Pero lo solitario de la hacienda no le quita lo funcional pues hace las veces de potrero para quienes tienen caballos que guardar. Para aquellos que no gozan de este privilegio, que es la mayoría de la población, constituye una reserva de mangos que se consume después que los del pueblo se han agotado; además, para los turistas es un paso obligado por la magnitud de la arquitectura. Así las cosas, nadie queda defraudado.

Ahí, metido entre los muros que conservan una dignidad formidable, quizá por todo lo que representa, trepado en un árbol de mango, conocimos a un muchacho que nos dijo ser el cuidador de la hacienda. ("Por eso es que está abierto el candado de la entrada.") "Aquí se oyen voces durante el día" (Claro, debe ser el sonido del río o algo parecido.) "No, deveras se oyen voces.
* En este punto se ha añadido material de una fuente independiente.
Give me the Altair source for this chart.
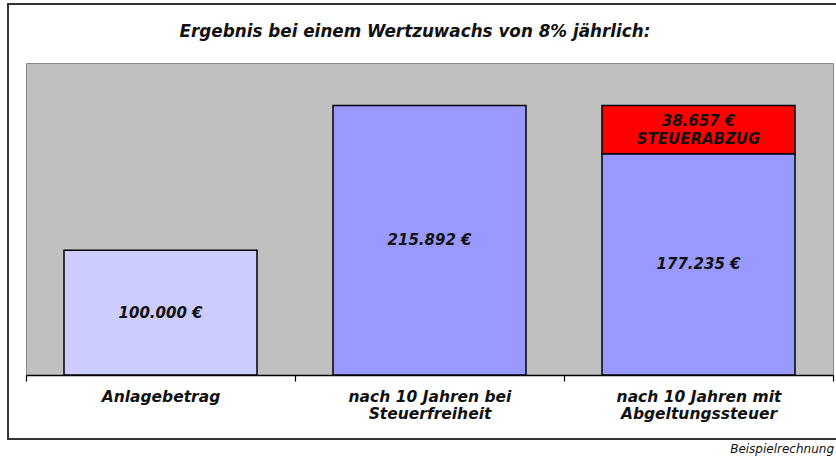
import altair as alt
import pandas as pd

# ---- data ----
categories = ["Anlagebetrag", "nach 10 Jahren bei|Steuerfreiheit", "nach 10 Jahren mit|Abgeltungssteuer"]
seg_category = [categories[0], categories[1], categories[2], categories[2]]
seg_kind = ["Anlage", "Ergebnis", "Ergebnis", "Steuer"]
seg_value = [100000, 215892, 177235, 38657]
seg_label = ["100.000 €", "215.892 €", "177.235 €", "38.657 €|STEUERABZUG"]
title_text = "Ergebnis bei einem Wertzuwachs von 8% jährlich:"
note_text = "Beispielrechnung"

rows = []
base = {}
for c, k, v, l in zip(seg_category, seg_kind, seg_value, seg_label):
    start = base.get(c, 0)
    end = start + v
    base[c] = end
    rows.append({"cat": c, "kind": k, "start": start, "end": end, "mid": (start + end) / 2, "label": l})
df = pd.DataFrame(rows)

FONT = "DejaVu Sans"
TXT = "#111111"

xenc = alt.X("cat:N", sort=categories,
             scale=alt.Scale(paddingInner=0, paddingOuter=0),
             axis=alt.Axis(title=None, labelAngle=0, labelFont=FONT, labelFontSize=15.5,
                           labelFontWeight="bold", labelFontStyle="italic", labelColor=TXT,
                           labelExpr="split(datum.label, '|')", labelLineHeight=17,
                           labelPadding=8, domainColor="#000000", domainWidth=1.5,
                           tickColor="#000000", tickWidth=1.2, tickSize=6, tickBand="extent",
                           grid=False))
yscale = alt.Scale(domain=[0, 250000], nice=False)

bars = alt.Chart(df).mark_bar(size=193, stroke="#000000", strokeWidth=1.5).encode(
    x=xenc,
    y=alt.Y("start:Q", scale=yscale, axis=None),
    y2="end:Q",
    color=alt.Color("kind:N", legend=None,
                    scale=alt.Scale(domain=["Anlage", "Ergebnis", "Steuer"],
                                    range=["#CCCCFF", "#9999FF", "#FF0000"])),
)

text_style = dict(font=FONT, fontSize=15, fontWeight="bold", fontStyle="italic",
                  color=TXT, lineBreak="|", lineHeight=18, baseline="middle")

labels = alt.Chart(df).mark_text(**text_style).encode(
    x=alt.X("cat:N", sort=categories),
    y=alt.Y("mid:Q", scale=yscale, axis=None),
    text="label:N",
).transform_filter(alt.datum.kind != "Steuer")

labels_tax = alt.Chart(df).mark_text(dy=-9, **text_style).encode(
    x=alt.X("cat:N", sort=categories),
    y=alt.Y("mid:Q", scale=yscale, axis=None),
    text="label:N",
).transform_filter(alt.datum.kind == "Steuer")

frame = alt.Chart(df).mark_rect(fill=None, stroke="#333333", strokeWidth=2).encode(
    x=alt.value(-18), x2=alt.value(820), y=alt.value(-59), y2=alt.value(376)
)

title = alt.Chart(pd.DataFrame({"t": [title_text]})).mark_text(
    font=FONT, fontSize=16.8, fontWeight="bold", fontStyle="italic", color=TXT,
    align="center", baseline="middle").encode(
    x=alt.value(389), y=alt.value(-31), text="t:N")

note = alt.Chart(pd.DataFrame({"t": [note_text]})).mark_text(
    font=FONT, fontSize=12, fontStyle="italic", color=TXT,
    align="right", baseline="middle").encode(
    x=alt.value(808), y=alt.value(386), text="t:N")

chart = alt.layer(frame, bars, labels, labels_tax, title, note).properties(
    width=807, height=312,
    autosize=alt.AutoSizeParams(type="none"),
    padding={"left": 26, "top": 63, "right": 3, "bottom": 87},
    background="#FFFFFF",
).configure_view(fill="#C0C0C0", stroke="#888888", strokeWidth=1)

chart.save("out.html", embed_options={"renderer": "svg", "actions": False})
Yo las he escuchado" (¿Y de quién son las voces?) "Son de unas sombras que andan por aquí. Parecen costales negros. Se aparecen de noche, pero también en el día, y se ponen a platicar." ("¿Fantasmas?" ¿De qué hablan?) "No sé, no les entiendo, pero vengo a verlos aunque sea de lejos porque no me gusta estar en el pueblo." (¿Nadie más los ha visto?) "No, sólo yo porque somos amigos."

Y la hacienda, si hemos de dar crédito a las palabras del muchacho solitario, está en venta. "El dueño la quiere vender, pero pide muchos millones" (¿Cuántos?) Y después de haberla formulado me arrepentí de mi pregunta: ¿qué es un millón o cien o mil para él? Nunca habrá visto un millón. Cuando más, unos cuantos miles de pesos, así que cualquier cantidad le parecería tan inverosímil de existir como a nosotros creer su relato de las sombras. "No sé, pero son muchos", fue la respuesta. Poco después, quizá mientras veíamos otra parte de la hacienda pero creyendo que estaba con nosotros, desapareció, como una de las sombras con quienes convive.